▶ _Aim_
Return all lines where the word "with" can be found.

▶ _Data extract_
------------------------------------
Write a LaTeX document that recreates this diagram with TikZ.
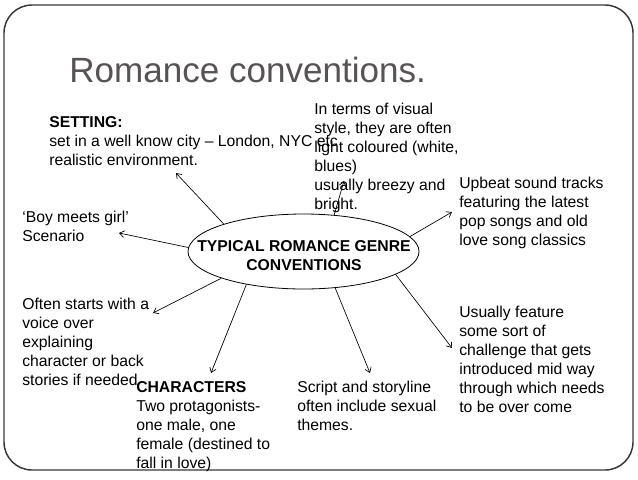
\documentclass[tikz,border=0pt]{standalone}
\usepackage{fontspec}
\setmainfont{Liberation Sans}
\usetikzlibrary{arrows.meta}
\usetikzlibrary{shapes.geometric}
\definecolor{titlegray}{RGB}{88,83,83}
\definecolor{framegray}{RGB}{55,55,55}
\newcommand{\bodysize}{\fontsize{11.8}{14.2}\selectfont}

\begin{document}
\begin{tikzpicture}[x=0.75pt,y=-0.75pt,
  txt/.style={anchor=base west,align=left,inner sep=0pt,font=\bodysize},
  conn/.style={-{Straight Barb[length=3.5pt,width=5pt]},line width=0.5pt}]
\useasboundingbox (0,0) rectangle (638,479);
\draw[framegray,line width=1.1pt,rounded corners=21pt] (4,5) rectangle (633,470);
\node[anchor=base west,inner sep=0pt,text=titlegray,
  font=\fontsize{26.3}{30}\selectfont] (title) at (69,82.5) {Romance conventions.};
% centre
\node[ellipse,draw,line width=0.6pt,minimum width=173.25pt,minimum height=56.25pt,
  inner sep=0pt] (ell) at (303.5,251.5) {};
\node[align=center,inner sep=0pt,font=\bodysize\bfseries] (ellt) at (304,256)
  {TYPICAL ROMANCE GENRE\\CONVENTIONS};
% text blocks (placed at the baseline of their last line)
\node[txt] (setting) at (49,165) {\textbf{SETTING:}\\set in a well know city – London, NYC etc\\realistic environment.};
\node[txt] (visual) at (314,209) {In terms of visual\\style, they are often\\light coloured (white,\\blues)\\usually breezy and\\bright.};
\node[txt] (upbeat) at (459,245.5) {Upbeat sound tracks\\featuring the latest\\pop songs and old\\love song classics};
\node[txt] (boy) at (22,241) {‘Boy meets girl’\\Scenario};
\node[txt] (often) at (22,385) {Often starts with a\\voice over\\explaining\\character or back\\stories if needed};
\node[txt] (chars) at (136,468) {\textbf{CHARACTERS}\\Two protagonists-\\one male, one\\female (destined to\\fall in love)};
\node[txt] (script) at (297,430) {Script and storyline\\often include sexual\\themes.};
\node[txt] (usually) at (459,412) {Usually feature\\some sort of\\challenge that gets\\introduced mid way\\through which needs\\to be over come};
% arrow ends
\coordinate (e1) at (176,173);
\coordinate (e2) at (119,233);
\coordinate (e3) at (344,181);
\coordinate (e4) at (452,212);
\coordinate (e5) at (153,313);
\coordinate (e6) at (211,373);
\coordinate (e7) at (370,373);
\coordinate (e8) at (452,348);
\draw[conn] (ell.161) -- (e1);
\draw[conn] (ell.178) -- (e2);
\draw[conn] (ell.50) -- (e3);
\draw[conn] (ell.8) -- (e4);
\draw[conn] (ell.198) -- (e5);
\draw[conn] (ell.210) -- (e6);
\draw[conn] (ell.311) -- (e7);
\draw[conn] (ell.346) -- (e8);
\end{tikzpicture}
\end{document}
------------------------------------
▶ _Completed task_
Write a LaTeX document that recreates this diagram with TikZ.
\node[txt] (often) at (22,385) {Often starts with a\\voice over\\explaining\\character or back\\stories if needed};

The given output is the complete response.